The Ontario government spent $793,925 on new advertising out of the budget for the Ontario Retirement Pension Plan after cancelling the program, according to documents obtained by the Canadian Taxpayers Federation through a freedom of information request.
The ads promoted enhancements to the Canada Pension Plan, which is an area of federal responsibility, the taxpayers group pointed out. “The auditor general has said that these ads were partisan and self-congratulatory . . .,” said Christine Van Geyn, the Canadian Taxpayers Federation’s Ontario director, in a release that decried several spending decisions by the provincial government.
“But why keep spending money when the government already knows the program is cancelled? This is a political ad buy on the backs of taxpayers, pure and simple.”
A spokesperson for Ontario’s Ministry of Finance told Benefits Canada in an email that the province’s leadership in advocating for improved retirement security became the catalyst for reaching a national consensus on CPP reform. “When we disclosed the costs of the ORPP on July 28, 2016, we were open about the fact that we would be informing Ontarians about the upcoming changes to the CPP through an advertising and marketing campaign,” he wrote.
According to figures released in July, the government had spent $8 million on advertising and market research around the ORPP. It spent a total of $70 million on developing the program, which it scrapped after federal and provincial finance ministers reached an agreement in June to enhance the CPP.

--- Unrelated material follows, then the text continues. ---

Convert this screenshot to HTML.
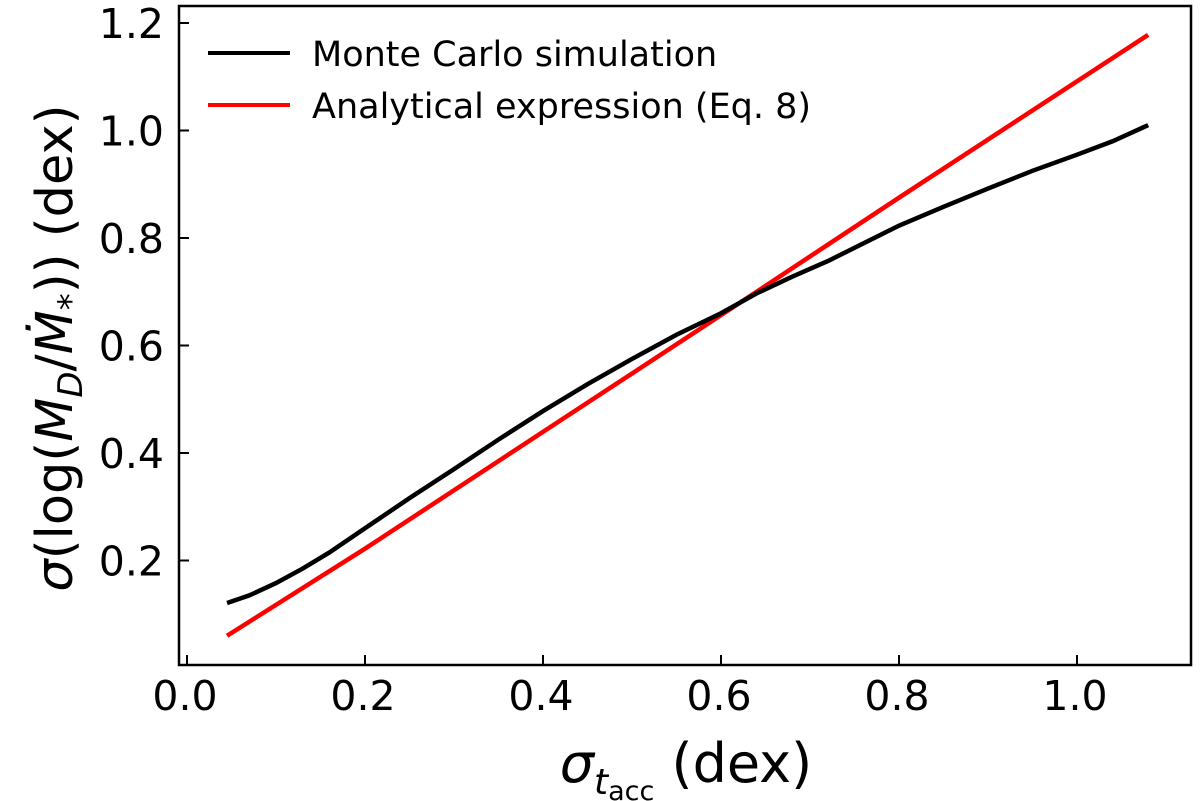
<!DOCTYPE html>
<html><head><meta charset="utf-8"><style>
body{margin:0;background:#fff;}
svg{display:block;font-family:"DejaVu Sans","Liberation Sans",sans-serif;}
</style></head><body>
<svg id="chart" width="1200" height="801">
<rect x="179" y="6" width="1012" height="659" fill="none" stroke="#000" stroke-width="2.5"/>
<g id="xt"></g>
<g id="yt"></g>
<g id="series"></g>
<text x="686" y="782" font-size="54" text-anchor="middle"><tspan font-style="italic">σ</tspan><tspan font-style="italic" font-size="36" dy="12">t</tspan><tspan font-size="27" dy="6">acc</tspan><tspan dy="-18"> (dex)</tspan></text>
<text transform="translate(72,348) rotate(-90)" font-size="51" text-anchor="middle"><tspan font-style="italic">σ</tspan>(log(<tspan font-style="italic">M</tspan><tspan font-style="italic" font-size="34" dy="10">D</tspan><tspan dy="-10">/</tspan><tspan font-style="italic">Ṁ</tspan><tspan font-size="34" dy="10">*</tspan><tspan dy="-10">))  (dex)</tspan></text>
<g>
<line x1="208" y1="53" x2="290" y2="53" stroke="#000" stroke-width="4"/>
<text x="312" y="66" font-size="35">Monte Carlo simulation</text>
<line x1="208" y1="105" x2="290" y2="105" stroke="#f00" stroke-width="4"/>
<text x="312" y="118" font-size="35">Analytical expression (Eq. 8)</text>
</g>
</svg>
<script>
const xTicks=[0.0,0.2,0.4,0.6,0.8,1.0];
const yTicks=[0.2,0.4,0.6,0.8,1.0,1.2];
const mcX=[0.045,0.07,0.1,0.13,0.16,0.2,0.25,0.3,0.35,0.4,0.45,0.5,0.55,0.6,0.64,0.68,0.72,0.76,0.8,0.85,0.9,0.95,1.0,1.04,1.08];
const mcY=[0.121,0.135,0.158,0.185,0.215,0.26,0.316,0.37,0.425,0.478,0.528,0.575,0.62,0.66,0.697,0.728,0.757,0.79,0.823,0.858,0.892,0.925,0.955,0.98,1.01];
const anX=[0.045,0.2,0.397,0.64,0.8,1.08];
const anY=[0.06,0.222,0.436,0.70,0.875,1.178];
const sx=v=>187+v*890;
const sy=v=>23+(1.2-v)*537.5;
const NS='http://www.w3.org/2000/svg';
const xt=document.getElementById('xt'),yt=document.getElementById('yt'),sg=document.getElementById('series');
xTicks.forEach(t=>{
 const l=document.createElementNS(NS,'line');
 l.setAttribute('x1',sx(t));l.setAttribute('x2',sx(t));l.setAttribute('y1',665);l.setAttribute('y2',655);l.setAttribute('stroke','#000');l.setAttribute('stroke-width','2');
 
 
 xt.appendChild(l);
 const tx=document.createElementNS(NS,'text');
 tx.setAttribute('x',sx(t)-2);tx.setAttribute('y',710);tx.setAttribute('font-size','41');tx.setAttribute('text-anchor','middle');
 tx.textContent=t.toFixed(1);
 
 
 xt.appendChild(tx);
});
yTicks.forEach(t=>{
 const l=document.createElementNS(NS,'line');
 l.setAttribute('x1',179);l.setAttribute('x2',189);l.setAttribute('y1',sy(t));l.setAttribute('y2',sy(t));l.setAttribute('stroke','#000');l.setAttribute('stroke-width','2');
 
 
 yt.appendChild(l);
 const tx=document.createElementNS(NS,'text');
 tx.setAttribute('x',164);tx.setAttribute('y',sy(t)+15);tx.setAttribute('font-size','41');tx.setAttribute('text-anchor','end');
 tx.textContent=t.toFixed(1);
 
 
 yt.appendChild(tx);
});
function line(xs,ys,c){
 const p=document.createElementNS(NS,'polyline');
 p.setAttribute('points',xs.map((x,i)=>sx(x)+','+sy(ys[i])).join(' '));
 p.setAttribute('fill','none');p.setAttribute('stroke',c);p.setAttribute('stroke-width','4.5');
 sg.appendChild(p);return p;
}
const a=line(anX,anY,'#f00');


const m=line(mcX,mcY,'#000');


</script>
</body></html>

The total costs included developing the plan design and legislation, the establishment of the ORPP Administration Corp., preparations to launch the program, informing Ontarians about the plan and then the contingency costs associated with winding down the administration corporation.
“The government has a responsibility to raise awareness and communicate information about its programs and services,” wrote the spokesperson. “To build awareness of the ORPP, the government released advertisements on television, radio and digital platforms.
“This approach is similar to previous large-scale, integrated advertising and marketing campaigns, such as the [harmonized sales tax].”